Average No More

In an interesting case, the CA Court of Appeals (Second District, Division Six) deemed the practice of averaging wages to meet minimum wage requirements, considered acceptable by the FLSA, to be a violation of California minimum wage laws.

In the case, Armenta v. Osmose, Inc., workers were paid well over minimum wage for their “productive” time spent out in the field maintaining utility poles. However during the workday, the workers also had “non-productive” time, during which they cleaned trucks and tools, travelled to another site or did paperwork, for which they were not paid at all. The company, Osmose, argued that when the work week was averaged out, the workers were paid at least a minimum hourly wage, if not more. The Appeals Court disagreed stating:

“As noted in the DLSE opinion, section 1194 is: [¶] ‘susceptible to two divergent readings: 1) that the obligation to pay minimum wages attaches to each and every separate hour worked during the payroll period, and that payment must be made for all such hours on the established payday, or 2) that the obligation to pay minimum wages for the total number of hours worked in the pay period is determined “backwards” from the date that any payment is due, without considering any hour (or part of any hour) in isolation.’

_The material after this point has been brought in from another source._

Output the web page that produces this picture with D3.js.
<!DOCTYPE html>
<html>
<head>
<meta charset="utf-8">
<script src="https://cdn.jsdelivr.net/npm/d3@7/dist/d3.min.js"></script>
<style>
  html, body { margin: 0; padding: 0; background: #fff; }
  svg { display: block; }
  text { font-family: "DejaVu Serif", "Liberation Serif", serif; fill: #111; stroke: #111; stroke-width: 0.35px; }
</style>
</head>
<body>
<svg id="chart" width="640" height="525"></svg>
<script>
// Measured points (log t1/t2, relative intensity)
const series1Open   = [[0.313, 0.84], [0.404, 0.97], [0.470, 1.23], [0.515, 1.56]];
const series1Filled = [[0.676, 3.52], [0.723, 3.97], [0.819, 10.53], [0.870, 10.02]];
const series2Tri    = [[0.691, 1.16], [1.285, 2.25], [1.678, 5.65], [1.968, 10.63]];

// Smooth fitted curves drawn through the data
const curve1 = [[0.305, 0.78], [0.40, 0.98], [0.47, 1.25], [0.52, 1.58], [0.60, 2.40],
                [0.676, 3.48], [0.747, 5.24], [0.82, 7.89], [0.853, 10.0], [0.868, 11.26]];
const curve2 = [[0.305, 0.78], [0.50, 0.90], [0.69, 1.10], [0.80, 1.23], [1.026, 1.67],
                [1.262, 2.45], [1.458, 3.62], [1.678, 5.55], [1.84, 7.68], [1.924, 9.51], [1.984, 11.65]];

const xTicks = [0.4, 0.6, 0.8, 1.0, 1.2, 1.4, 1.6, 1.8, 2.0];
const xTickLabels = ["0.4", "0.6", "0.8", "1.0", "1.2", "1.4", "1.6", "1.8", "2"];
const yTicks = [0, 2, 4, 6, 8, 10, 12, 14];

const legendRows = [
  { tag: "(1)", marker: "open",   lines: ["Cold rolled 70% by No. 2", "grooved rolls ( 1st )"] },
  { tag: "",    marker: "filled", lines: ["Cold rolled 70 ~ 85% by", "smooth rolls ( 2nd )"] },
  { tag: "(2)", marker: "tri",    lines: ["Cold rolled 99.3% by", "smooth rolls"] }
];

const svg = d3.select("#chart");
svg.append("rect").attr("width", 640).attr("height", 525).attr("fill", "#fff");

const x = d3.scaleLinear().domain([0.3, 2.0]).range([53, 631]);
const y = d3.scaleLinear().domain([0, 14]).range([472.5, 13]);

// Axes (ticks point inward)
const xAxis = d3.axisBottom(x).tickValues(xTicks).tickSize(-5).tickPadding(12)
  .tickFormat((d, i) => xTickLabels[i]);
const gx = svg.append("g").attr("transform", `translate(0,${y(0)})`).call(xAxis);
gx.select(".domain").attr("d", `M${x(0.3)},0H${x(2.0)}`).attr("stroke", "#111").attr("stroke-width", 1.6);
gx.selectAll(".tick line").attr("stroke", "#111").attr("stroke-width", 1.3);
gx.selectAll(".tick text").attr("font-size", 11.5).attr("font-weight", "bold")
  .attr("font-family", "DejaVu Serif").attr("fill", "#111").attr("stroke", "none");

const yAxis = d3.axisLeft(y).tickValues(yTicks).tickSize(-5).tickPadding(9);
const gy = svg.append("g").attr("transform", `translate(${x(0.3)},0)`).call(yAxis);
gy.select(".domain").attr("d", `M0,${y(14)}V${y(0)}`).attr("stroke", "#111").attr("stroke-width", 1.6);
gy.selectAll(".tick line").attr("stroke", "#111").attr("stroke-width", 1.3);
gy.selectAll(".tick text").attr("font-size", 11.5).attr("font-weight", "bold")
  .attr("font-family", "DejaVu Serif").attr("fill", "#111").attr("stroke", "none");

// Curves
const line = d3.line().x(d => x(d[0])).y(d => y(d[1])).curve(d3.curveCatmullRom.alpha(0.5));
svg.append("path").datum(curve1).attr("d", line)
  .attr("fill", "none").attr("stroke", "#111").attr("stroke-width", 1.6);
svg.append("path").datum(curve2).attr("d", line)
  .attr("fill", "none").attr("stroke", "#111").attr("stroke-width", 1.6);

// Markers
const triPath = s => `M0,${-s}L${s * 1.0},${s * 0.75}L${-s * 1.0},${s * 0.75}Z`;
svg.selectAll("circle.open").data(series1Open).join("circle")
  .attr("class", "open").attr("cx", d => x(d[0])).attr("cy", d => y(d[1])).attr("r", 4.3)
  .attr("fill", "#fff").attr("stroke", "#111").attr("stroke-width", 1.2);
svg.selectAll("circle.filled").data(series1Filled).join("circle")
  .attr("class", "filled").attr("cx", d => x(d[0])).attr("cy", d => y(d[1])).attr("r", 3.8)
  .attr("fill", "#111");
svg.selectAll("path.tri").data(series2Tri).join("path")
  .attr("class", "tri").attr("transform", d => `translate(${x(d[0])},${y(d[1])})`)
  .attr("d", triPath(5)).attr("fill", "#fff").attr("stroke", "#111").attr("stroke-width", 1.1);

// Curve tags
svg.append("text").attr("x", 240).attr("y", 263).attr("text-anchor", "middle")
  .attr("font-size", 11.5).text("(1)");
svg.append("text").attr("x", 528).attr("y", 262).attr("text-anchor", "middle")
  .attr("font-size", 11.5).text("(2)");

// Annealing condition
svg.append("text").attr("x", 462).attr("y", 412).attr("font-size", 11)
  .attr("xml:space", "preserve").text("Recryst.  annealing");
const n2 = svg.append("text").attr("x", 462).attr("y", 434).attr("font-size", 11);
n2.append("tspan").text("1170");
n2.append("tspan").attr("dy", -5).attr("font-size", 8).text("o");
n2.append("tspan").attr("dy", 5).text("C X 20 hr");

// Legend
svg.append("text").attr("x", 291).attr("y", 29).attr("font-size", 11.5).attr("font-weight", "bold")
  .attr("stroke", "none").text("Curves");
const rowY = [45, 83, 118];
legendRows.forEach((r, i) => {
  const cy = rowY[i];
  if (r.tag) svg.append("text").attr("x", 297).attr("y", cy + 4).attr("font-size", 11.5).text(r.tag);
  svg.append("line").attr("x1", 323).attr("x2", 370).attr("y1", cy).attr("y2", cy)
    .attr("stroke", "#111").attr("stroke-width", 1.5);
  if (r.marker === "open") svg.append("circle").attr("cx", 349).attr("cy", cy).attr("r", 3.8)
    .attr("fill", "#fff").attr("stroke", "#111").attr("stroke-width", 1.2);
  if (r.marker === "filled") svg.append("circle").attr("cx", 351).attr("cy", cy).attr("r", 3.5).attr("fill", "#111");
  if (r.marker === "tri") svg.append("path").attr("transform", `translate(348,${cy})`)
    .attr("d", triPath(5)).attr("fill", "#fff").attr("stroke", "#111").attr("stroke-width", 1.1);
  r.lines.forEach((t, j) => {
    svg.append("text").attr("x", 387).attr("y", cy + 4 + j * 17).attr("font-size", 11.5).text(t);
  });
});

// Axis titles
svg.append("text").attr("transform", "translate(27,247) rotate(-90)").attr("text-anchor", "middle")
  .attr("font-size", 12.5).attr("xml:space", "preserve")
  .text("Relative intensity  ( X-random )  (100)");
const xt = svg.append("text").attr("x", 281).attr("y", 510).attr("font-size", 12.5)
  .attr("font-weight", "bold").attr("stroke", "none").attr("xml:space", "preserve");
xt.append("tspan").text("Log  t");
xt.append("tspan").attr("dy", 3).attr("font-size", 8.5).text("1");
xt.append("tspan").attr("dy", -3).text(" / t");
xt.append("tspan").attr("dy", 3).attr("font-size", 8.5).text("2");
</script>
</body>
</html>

“As noted in the opinion letter, . . . federal courts have consistently followed the latter approach. However, . . . California State law differs dramatically from the Federal Labor Standards Act (“FLSA”). As asserted in the opinion letter, . . . the combined force of California Labor Code sections 221, 222, and 223 require a different result under California law. Those statutes clearly prohibit an employer from receiving from the employee, withholding from the employee, or secretly paying to the employee, some amount less than the employee’s actual agreed wages for work performed by the employee.” (Findlaw.com-registration required)

Essentially, the Court said that a California employer may not average wages over time to equal that of minimum wage as this would not provide for an hourly wage. Additionally, the Court noted that Osmose’s “method of “averaging” would permit it to extract lengthy work weeks from its employees without paying them for all hours worked, in violation of “our state’s policy of liberally construing California wage and hour provisions for the benefit of employees.” (Findlaw.com)

The Court found in favor of the workers and awarded to them $90,398.22 for wages and penalties owed plus attorneys’ fees.

Even the courts are saying how liberally they must interpret wage and hour law in favor of the employee. Yet another reason for our out-of-state peers to make fun of California HR. Personally, I love the challenge.